Despite two straight election cycles with historic levels of youth voter turnout, young people remain underrepresented at the ballot box. They also remain vastly underrepresented on the ballot itself: youth run for office at much lower rates than older adults, leading some to classify the United States as a “gerontocracy.”

Just as with disparities in youth voting, the relative lack of young people in elected office stands in the way of achieving an equitable and representative democracy. And just as with youth voting, much of it can be traced, not to youth apathy or disinterest, but to broader deficiencies in whether we’re creating systems and structures that help young people to participate in democracy.

In a new white paper, we analyze data from multiple sources to examine the overall landscape of youth running for office and draw implications for how communities and institutions can encourage and support more (and more diverse) youth to run. We describe how many and which youth have run for office, who has expressed interest in running, who feels prepared and encouraged to do so, and some of the barriers to running for office that may prevent youth from becoming candidates.

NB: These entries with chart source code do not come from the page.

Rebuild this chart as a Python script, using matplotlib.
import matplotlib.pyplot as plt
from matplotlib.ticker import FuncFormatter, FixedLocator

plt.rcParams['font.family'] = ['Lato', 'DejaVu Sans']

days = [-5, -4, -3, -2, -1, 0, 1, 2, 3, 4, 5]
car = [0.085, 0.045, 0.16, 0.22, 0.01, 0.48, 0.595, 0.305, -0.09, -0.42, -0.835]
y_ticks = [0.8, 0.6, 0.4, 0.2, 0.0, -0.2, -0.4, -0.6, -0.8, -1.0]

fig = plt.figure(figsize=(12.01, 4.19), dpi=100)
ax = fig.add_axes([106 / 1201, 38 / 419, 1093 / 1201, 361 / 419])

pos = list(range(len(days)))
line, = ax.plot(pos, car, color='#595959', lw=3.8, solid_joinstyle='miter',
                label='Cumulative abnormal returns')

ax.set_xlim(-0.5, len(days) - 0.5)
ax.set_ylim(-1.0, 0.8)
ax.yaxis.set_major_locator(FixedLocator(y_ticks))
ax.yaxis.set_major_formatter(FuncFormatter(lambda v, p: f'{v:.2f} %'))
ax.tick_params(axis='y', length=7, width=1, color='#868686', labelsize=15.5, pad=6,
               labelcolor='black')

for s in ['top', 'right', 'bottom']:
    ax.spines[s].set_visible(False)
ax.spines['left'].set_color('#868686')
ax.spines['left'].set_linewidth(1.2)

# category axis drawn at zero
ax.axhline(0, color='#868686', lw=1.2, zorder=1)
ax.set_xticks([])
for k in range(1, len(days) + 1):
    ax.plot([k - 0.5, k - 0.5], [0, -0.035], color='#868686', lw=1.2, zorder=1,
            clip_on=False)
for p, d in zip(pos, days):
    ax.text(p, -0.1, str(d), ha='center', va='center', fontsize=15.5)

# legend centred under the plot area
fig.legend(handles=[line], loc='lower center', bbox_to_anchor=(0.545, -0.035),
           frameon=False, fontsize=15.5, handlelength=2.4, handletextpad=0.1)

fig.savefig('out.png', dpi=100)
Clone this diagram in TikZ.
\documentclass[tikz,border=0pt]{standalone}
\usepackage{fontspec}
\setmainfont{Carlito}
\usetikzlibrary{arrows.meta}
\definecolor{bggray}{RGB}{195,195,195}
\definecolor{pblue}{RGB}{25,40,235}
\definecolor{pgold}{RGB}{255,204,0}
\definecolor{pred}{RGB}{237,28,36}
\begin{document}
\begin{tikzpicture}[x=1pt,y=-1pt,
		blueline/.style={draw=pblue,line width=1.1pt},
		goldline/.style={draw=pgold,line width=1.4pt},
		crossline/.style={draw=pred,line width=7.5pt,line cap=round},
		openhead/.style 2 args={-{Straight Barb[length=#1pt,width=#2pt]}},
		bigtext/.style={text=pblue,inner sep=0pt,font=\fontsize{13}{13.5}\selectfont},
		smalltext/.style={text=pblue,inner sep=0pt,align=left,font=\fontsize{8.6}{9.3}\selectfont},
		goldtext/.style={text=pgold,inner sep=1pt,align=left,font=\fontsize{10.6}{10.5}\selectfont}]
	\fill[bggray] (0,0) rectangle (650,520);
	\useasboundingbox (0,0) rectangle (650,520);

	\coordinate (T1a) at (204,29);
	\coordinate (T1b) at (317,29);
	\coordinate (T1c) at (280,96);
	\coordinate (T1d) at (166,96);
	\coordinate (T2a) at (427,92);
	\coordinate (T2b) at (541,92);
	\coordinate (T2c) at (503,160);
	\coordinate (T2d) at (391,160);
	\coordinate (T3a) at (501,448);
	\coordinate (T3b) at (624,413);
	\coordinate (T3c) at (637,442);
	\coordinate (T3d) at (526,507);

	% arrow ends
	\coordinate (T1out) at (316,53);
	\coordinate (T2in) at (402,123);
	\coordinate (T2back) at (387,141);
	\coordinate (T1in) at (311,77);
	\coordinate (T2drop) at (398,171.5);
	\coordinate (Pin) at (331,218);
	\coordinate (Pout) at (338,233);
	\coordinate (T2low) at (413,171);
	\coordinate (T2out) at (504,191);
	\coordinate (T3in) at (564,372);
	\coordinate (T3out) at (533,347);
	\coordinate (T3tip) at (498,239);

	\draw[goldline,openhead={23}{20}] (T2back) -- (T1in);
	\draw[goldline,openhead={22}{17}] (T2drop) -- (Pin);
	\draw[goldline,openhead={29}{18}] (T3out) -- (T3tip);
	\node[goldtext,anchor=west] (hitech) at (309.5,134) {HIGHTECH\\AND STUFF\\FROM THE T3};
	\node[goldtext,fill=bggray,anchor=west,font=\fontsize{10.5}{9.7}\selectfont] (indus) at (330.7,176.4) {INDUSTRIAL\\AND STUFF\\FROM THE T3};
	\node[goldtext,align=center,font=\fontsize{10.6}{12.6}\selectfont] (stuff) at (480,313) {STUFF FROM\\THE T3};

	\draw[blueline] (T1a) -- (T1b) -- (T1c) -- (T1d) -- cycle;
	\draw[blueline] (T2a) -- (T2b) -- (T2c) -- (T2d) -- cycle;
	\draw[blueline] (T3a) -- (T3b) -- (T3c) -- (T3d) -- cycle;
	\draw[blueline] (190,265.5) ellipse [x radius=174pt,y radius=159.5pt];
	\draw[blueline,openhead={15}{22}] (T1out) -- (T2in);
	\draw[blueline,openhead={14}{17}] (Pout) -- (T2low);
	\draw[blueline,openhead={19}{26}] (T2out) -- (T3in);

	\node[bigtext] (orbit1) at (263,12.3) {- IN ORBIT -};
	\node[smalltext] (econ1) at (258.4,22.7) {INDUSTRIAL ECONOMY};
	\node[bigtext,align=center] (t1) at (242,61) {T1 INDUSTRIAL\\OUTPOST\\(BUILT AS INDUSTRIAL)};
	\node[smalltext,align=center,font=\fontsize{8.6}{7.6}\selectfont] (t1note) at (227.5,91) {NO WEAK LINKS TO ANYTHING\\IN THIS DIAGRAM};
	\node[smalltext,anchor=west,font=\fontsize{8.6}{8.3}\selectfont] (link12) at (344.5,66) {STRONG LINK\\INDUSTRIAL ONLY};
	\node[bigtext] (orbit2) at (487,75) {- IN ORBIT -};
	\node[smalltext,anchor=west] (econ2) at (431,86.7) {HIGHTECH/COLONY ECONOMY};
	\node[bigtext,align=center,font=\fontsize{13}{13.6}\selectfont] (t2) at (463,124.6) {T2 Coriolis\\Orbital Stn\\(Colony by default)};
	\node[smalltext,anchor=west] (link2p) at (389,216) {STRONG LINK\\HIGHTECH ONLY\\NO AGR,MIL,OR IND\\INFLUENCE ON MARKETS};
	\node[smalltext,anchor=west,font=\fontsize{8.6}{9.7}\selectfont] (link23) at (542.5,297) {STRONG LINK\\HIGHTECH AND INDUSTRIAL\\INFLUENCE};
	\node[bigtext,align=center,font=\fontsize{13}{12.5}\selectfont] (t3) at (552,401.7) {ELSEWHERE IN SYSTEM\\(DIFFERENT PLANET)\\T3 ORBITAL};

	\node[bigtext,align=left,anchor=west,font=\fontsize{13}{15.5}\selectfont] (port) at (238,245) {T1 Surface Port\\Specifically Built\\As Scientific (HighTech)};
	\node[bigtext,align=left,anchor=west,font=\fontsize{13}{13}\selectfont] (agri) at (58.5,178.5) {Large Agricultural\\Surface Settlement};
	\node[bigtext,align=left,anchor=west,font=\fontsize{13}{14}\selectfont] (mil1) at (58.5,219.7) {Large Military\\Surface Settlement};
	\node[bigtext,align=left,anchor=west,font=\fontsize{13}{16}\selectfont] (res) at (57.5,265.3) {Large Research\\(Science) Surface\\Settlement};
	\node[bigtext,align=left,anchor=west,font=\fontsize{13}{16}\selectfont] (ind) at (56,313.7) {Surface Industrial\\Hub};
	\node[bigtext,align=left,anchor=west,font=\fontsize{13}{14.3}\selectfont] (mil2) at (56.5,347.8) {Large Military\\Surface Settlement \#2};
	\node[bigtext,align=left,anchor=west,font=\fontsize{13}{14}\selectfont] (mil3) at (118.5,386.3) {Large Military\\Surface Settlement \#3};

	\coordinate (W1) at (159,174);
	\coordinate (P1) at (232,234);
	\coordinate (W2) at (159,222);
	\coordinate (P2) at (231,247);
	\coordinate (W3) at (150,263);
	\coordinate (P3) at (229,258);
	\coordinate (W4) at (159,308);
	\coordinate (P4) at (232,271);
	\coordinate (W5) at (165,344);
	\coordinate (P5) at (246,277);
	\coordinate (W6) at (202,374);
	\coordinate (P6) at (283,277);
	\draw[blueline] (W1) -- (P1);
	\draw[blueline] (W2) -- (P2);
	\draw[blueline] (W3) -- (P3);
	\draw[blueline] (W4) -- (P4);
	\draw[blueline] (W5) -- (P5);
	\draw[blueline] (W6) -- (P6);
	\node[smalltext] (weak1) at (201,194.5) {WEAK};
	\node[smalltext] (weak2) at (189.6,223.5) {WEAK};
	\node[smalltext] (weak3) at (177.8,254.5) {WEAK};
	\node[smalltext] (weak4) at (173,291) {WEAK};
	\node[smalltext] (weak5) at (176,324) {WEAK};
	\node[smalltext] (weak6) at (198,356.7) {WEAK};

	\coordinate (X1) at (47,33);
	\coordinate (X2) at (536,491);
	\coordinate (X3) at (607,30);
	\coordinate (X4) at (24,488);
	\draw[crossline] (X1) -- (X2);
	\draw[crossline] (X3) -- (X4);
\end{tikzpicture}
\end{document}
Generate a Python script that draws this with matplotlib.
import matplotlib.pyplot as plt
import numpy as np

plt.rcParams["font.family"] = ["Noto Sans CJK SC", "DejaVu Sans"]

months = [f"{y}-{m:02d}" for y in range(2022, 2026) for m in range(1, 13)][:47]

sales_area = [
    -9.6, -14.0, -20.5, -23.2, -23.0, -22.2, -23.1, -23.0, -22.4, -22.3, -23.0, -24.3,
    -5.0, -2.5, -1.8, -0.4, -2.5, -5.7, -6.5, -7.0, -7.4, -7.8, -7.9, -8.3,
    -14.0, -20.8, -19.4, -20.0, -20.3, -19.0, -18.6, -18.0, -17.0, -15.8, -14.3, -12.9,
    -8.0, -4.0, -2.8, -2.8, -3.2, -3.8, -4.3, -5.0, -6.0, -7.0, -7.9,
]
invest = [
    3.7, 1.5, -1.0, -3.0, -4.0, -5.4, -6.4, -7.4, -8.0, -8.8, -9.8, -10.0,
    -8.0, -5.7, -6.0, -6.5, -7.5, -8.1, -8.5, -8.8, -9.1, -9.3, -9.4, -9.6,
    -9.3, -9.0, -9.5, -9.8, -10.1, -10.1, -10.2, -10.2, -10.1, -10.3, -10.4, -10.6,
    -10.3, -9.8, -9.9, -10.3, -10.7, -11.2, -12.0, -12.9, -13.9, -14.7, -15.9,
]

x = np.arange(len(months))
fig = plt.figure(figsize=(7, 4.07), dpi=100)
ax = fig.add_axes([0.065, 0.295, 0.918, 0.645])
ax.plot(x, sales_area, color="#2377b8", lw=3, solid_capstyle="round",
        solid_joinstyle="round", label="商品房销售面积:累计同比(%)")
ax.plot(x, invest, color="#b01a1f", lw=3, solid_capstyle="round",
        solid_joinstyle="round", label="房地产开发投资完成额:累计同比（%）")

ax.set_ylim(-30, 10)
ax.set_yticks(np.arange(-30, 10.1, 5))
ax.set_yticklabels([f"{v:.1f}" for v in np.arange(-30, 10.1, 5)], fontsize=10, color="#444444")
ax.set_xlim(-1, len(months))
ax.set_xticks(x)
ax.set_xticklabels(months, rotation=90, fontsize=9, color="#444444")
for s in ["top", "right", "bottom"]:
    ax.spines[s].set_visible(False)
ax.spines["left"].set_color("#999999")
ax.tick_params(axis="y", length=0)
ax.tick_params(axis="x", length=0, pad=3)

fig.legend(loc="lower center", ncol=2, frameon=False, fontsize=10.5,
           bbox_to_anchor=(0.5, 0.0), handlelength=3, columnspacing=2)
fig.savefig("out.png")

This research was conducted with support from Snap, which last year launched a new tool to help connect young people with opportunities to run for office, and seeks to inform their efforts and those of other platforms, parties, and organizations who want to diversify the pool of candidates for office at every level of government.

Major Findings

Our research highlights several dynamics that shape our understanding of whether youth view running for office as an option, are encouraged to do so, and ultimately decide to run:

  • People ages 62 and older still run for office at a much higher rate than youth (ages 18-25), but the rate of young people who seek elected office has increased in the past 10 years and more than 20% of youth say they would consider running for office.
  • Among youth, young women and youth of color are less likely to report having run for office already than young men and white youth, respectively. However, when we compare young candidates to older candidates, young candidates are more likely to be people of color than older candidates.
  • Black and Latino youth are more likely to say they would consider running for office than white youth, which suggests there’s vast untapped potential to support and encourage youth of color to run for office.
  • Interest in running for office is related to civic engagement opportunities, and to having received encouragement to run—but encouragement is highly unequal between youth of different races/ethnicities, genders, and political parties.
  • Young people, who are more likely than older adults to be on the lowest income levels and to work part-time, perceive serious drawbacks to running for office related to their financial situations.

About Our Partnership: Snap

Social media and digital platforms are an increasingly vital tool for young people’s political learning and engagement. In the past two years, CIRCLE has partnered with Snap, informing its growing efforts to facilitate youth voter registration, promote youth media creation about elections and issues, and most recently to encourage youth to explore running for office.

Implications for Action

Our research underscores that the pool of young people who are potentially interested in running for office is vastly larger and more diverse than the group of youth who actually end up running. That suggests there’s a gap between intention and action that can be bridged by efforts from candidate recruitment organizations, political parties, issue-focused groups and other stakeholders.

The findings in this paper point to what those efforts must entail: opportunities for civic engagement and action, outreach from personal networks, as well as explicit encouragement and support that can foster feelings of being qualified to run and allay concerns about financial barriers and other deterrents. The data also highlights which young people stand to benefit from that outreach and support the most: young women, youth of color, queer youth, low-income young people, and others for whom the barriers to running for office are more salient.

Communities and institutions at every level can and must work together to make running for office a viable, realistic alternative for a wide variety of youth. These diverse voices in elected office are essential to achieving a more inclusive, equitable, and representative democracy.